* SET PROBLEM *
Print, word for word, every line from the beginning of the listing up to and including the line with "from bokeh.resources import INLINE". Pictures are to be excluded.
— begin —
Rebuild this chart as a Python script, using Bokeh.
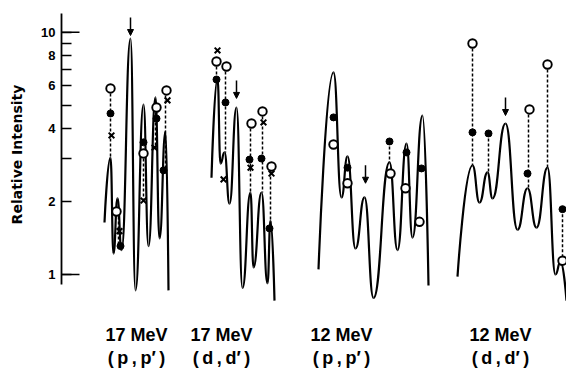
import math
from bokeh.plotting import figure
from bokeh.layouts import column
from bokeh.models import (Range1d, FixedTicker, ColumnDataSource, Arrow, NormalHead)
from bokeh.core.properties import value
from bokeh.embed import file_html
from bokeh.resources import INLINE

# ---------------- data ----------------
# x : position along each spectrum (arbitrary channel units), y : relative intensity
# Spectrum 1 : 17 MeV (p,p')
curve1_x = [104, 110, 113, 117, 121, 130, 135, 143, 148, 155, 159, 165, 168]
curve1_y = [1.64, 3.04, 1.22, 2.06, 1.26, 9.42, 0.86, 5.03, 1.31, 5.38, 1.41, 3.89, 0.86]
open1_x = [110, 116, 143, 156, 166]
open1_y = [5.86, 1.82, 3.16, 4.89, 5.75]
filled1_x = [110, 120, 143, 156, 163]
filled1_y = [4.62, 1.31, 3.51, 4.40, 2.69]
cross1_x = [111, 119, 143, 154, 167]
cross1_y = [3.75, 1.51, 2.02, 3.34, 5.23]
link1_x = [110, 118, 143, 155, 165]
link1_hi = [5.86, 1.82, 3.16, 4.89, 5.75]
link1_lo = [3.04, 1.31, 2.02, 3.34, 2.69]
arrow1_x, arrow1_y = [130], [9.69]

# Spectrum 2 : 17 MeV (d,d')
curve2_x = [211, 217, 220, 224, 229, 236, 242, 250, 253, 261, 267, 270, 274]
curve2_y = [2.51, 6.44, 2.87, 3.19, 1.96, 4.89, 0.88, 2.18, 1.07, 2.18, 0.92, 1.67, 0.78]
open2_x = [216, 226, 251, 262, 271]
open2_y = [7.57, 7.22, 4.20, 4.71, 2.79]
filled2_x = [216, 225, 249, 261, 269]
filled2_y = [6.38, 5.13, 2.98, 3.01, 1.55]
cross2_x = [217, 223, 250, 263, 271]
cross2_y = [8.41, 2.47, 2.76, 4.24, 2.61]
link2_x = [216, 225, 250, 262, 270]
link2_hi = [7.57, 7.22, 4.20, 4.71, 2.79]
link2_lo = [6.38, 3.19, 2.18, 2.18, 1.55]
arrow2_x, arrow2_y = [236], [5.33]

# Spectrum 3 : 12 MeV (p,p')
curve3_x = [318, 333, 341, 347, 355, 364, 373, 389, 397, 406, 412, 422, 428]
curve3_y = [1.05, 6.82, 2.08, 3.07, 1.28, 2.08, 0.80, 2.90, 1.26, 3.47, 1.42, 4.53, 0.90]
open3_x = [333, 347, 390, 405, 419]
open3_y = [3.44, 2.38, 2.61, 2.27, 1.65]
filled3_x = [333, 347, 389, 406, 421]
filled3_y = [4.45, 2.76, 3.54, 3.19, 2.74]
cross3_x, cross3_y = [], []
link3_x, link3_hi, link3_lo = [389], [3.54], [2.90]
arrow3_x, arrow3_y = [365], [2.38]

# Spectrum 4 : 12 MeV (d,d')
curve4_x = [457, 472, 479, 487, 492, 505, 517, 527, 536, 547, 555, 560, 566]
curve4_y = [0.98, 2.82, 1.98, 2.64, 2.06, 4.20, 1.53, 2.27, 1.56, 2.76, 1.00, 1.13, 0.78]
open4_x = [472, 529, 547, 562]
open4_y = [8.98, 4.80, 7.36, 1.14]
filled4_x = [472, 488, 527, 562]
filled4_y = [3.86, 3.82, 2.61, 1.86]
cross4_x, cross4_y = [], []
link4_x = [472, 488, 528, 547, 562]
link4_hi = [8.98, 3.82, 4.80, 7.36, 1.86]
link4_lo = [2.82, 2.64, 2.27, 2.76, 1.14]
arrow4_x, arrow4_y = [505], [4.53]

# axis
tick_values = [1, 2, 4, 6, 8, 10]
minor_tick_values = [3, 5, 7, 9]
long_tick_values = [1, 10]

energy_labels = ["17 MeV", "17 MeV", "12 MeV", "12 MeV"]
reaction_labels = ["(\u2009p\u2009,\u2009p\u2032\u2009)", "(\u2009d\u2009,\u2009d\u2032\u2009)",
                   "(\u2009p\u2009,\u2009p\u2032\u2009)", "(\u2009d\u2009,\u2009d\u2032\u2009)"]

# ---------------- layout constants ----------------
W = 566
H_TOP = 308
H_BOT = 65
AXIS_X = 61
PX_PER_DECADE = 242.3
Y_AT_1 = 274          # pixel row of intensity 1


def yval(py):
    """layout helper: pixel row -> axis value (axis range / bounds only)"""
    return 10 ** ((Y_AT_1 - py) / PX_PER_DECADE)


label_x = [136, 221, 341, 500]

p = figure(width=W, height=H_TOP,
           x_range=Range1d(AXIS_X, W), y_range=Range1d(yval(H_TOP), yval(0)),
           y_axis_type="log", x_axis_location=None,
           toolbar_location=None, output_backend="svg",
           min_border_left=AXIS_X, min_border_right=0, min_border_top=0, min_border_bottom=0)
p.grid.visible = False
p.outline_line_color = None
p.background_fill_color = "white"
p.border_fill_color = "white"

ax = p.yaxis[0]
ax.ticker = FixedTicker(ticks=tick_values, minor_ticks=minor_tick_values)
ax.bounds = (yval(284), yval(13))
ax.axis_line_width = 1.8
ax.major_tick_in = 10
ax.major_tick_out = 0
ax.minor_tick_in = 10
ax.minor_tick_out = 0
ax.major_tick_line_width = 1.5
ax.minor_tick_line_width = 1.5
ax.major_label_standoff = 6
ax.major_label_text_font = "Liberation Sans"
ax.major_label_text_font_size = "13px"
ax.major_label_text_font_style = "bold"
ax.major_label_text_color = "black"
ax.major_label_overrides = {v: str(v) for v in tick_values}
ax.axis_label = "Relative Intensity"
ax.axis_label_text_font = "DejaVu Sans"
ax.axis_label_text_font_size = "14px"
ax.axis_label_text_font_style = "bold"
ax.axis_label_text_color = "black"
ax.axis_label_standoff = 13

# longer ticks at 1 and 10
p.segment(x0=[AXIS_X] * len(long_tick_values), x1=[AXIS_X + 18] * len(long_tick_values),
          y0=long_tick_values, y1=long_tick_values, line_color="black", line_width=1.5)


def bezier_source(xs, ys, k=0.5):
    n = len(xs)
    d = dict(x0=[], y0=[], x1=[], y1=[], cx0=[], cy0=[], cx1=[], cy1=[])
    for i in range(n - 1):
        dx = xs[i + 1] - xs[i]
        d["x0"].append(xs[i]); d["y0"].append(ys[i])
        d["x1"].append(xs[i + 1]); d["y1"].append(ys[i + 1])
        if i == 0:
            d["cx0"].append(xs[i]); d["cy0"].append(ys[i])
        else:
            d["cx0"].append(xs[i] + k * dx); d["cy0"].append(ys[i])
        if i == n - 2:
            d["cx1"].append(xs[i + 1]); d["cy1"].append(ys[i + 1])
        else:
            d["cx1"].append(xs[i + 1] - k * dx); d["cy1"].append(ys[i + 1])
    return ColumnDataSource(d)


spectra = [
    (curve1_x, curve1_y, open1_x, open1_y, filled1_x, filled1_y, cross1_x, cross1_y,
     link1_x, link1_hi, link1_lo, arrow1_x, arrow1_y),
    (curve2_x, curve2_y, open2_x, open2_y, filled2_x, filled2_y, cross2_x, cross2_y,
     link2_x, link2_hi, link2_lo, arrow2_x, arrow2_y),
    (curve3_x, curve3_y, open3_x, open3_y, filled3_x, filled3_y, cross3_x, cross3_y,
     link3_x, link3_hi, link3_lo, arrow3_x, arrow3_y),
    (curve4_x, curve4_y, open4_x, open4_y, filled4_x, filled4_y, cross4_x, cross4_y,
     link4_x, link4_hi, link4_lo, arrow4_x, arrow4_y),
]

ARROW_LEN = 10 ** (18 / PX_PER_DECADE)

for (cx, cy, ox, oy, fx, fy, xx, xy, lx, lhi, llo, axx, ayy) in spectra:
    p.bezier(x0="x0", y0="y0", x1="x1", y1="y1", cx0="cx0", cy0="cy0", cx1="cx1", cy1="cy1",
             source=bezier_source(cx, cy), line_color="black", line_width=2.2)
    if lx:
        p.segment(x0=lx, x1=lx, y0=lhi, y1=llo, line_color="black", line_width=1.5,
                  line_dash="3 2")
    if xx:
        p.scatter(xx, xy, marker="x", size=8, line_color="black", line_width=2)
    if fx:
        p.scatter(fx, fy, marker="circle", size=7, fill_color="black", line_color="black")
    if ox:
        p.scatter(ox, oy, marker="circle", size=8.5, fill_color="white", line_color="black",
                  line_width=1.9)
    src = ColumnDataSource(dict(x=axx, ys=[v * ARROW_LEN for v in ayy], ye=ayy))
    p.add_layout(Arrow(end=NormalHead(size=6, fill_color="black", line_color="black", line_width=1),
                       x_start="x", y_start="ys", x_end="x", y_end="ye", source=src,
                       line_color="black", line_width=1.5))

# bottom strip with the spectrum captions (same horizontal frame; y = pixel rows)
q = figure(width=W, height=H_BOT, x_range=p.x_range, y_range=Range1d(H_TOP + H_BOT, H_TOP),
           x_axis_location=None, y_axis_location=None,
           toolbar_location=None, output_backend="svg",
           min_border_left=AXIS_X, min_border_right=0, min_border_top=0, min_border_bottom=0)
q.grid.visible = False
q.outline_line_color = None
q.background_fill_color = "white"
q.border_fill_color = "white"

q.text(x=label_x, y=[334] * 4, text=energy_labels, text_align="center",
       text_baseline="alphabetic", text_font=value("Liberation Sans"),
       text_font_size="18px", text_font_style="bold", text_color="black")
q.text(x=label_x, y=[357] * 4, text=reaction_labels, text_align="center",
       text_baseline="alphabetic", text_font=value("Liberation Sans"),
       text_font_size="18px", text_font_style="bold", text_color="black")

layout = column(p, q, spacing=0)
open("out.html", "w").write(file_html(layout, INLINE))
— end —
* SOLUTION *
Rebuild this chart as a Python script, using Bokeh.
import math
from bokeh.plotting import figure
from bokeh.layouts import column
from bokeh.models import (Range1d, FixedTicker, ColumnDataSource, Arrow, NormalHead)
from bokeh.core.properties import value
from bokeh.embed import file_html
from bokeh.resources import INLINE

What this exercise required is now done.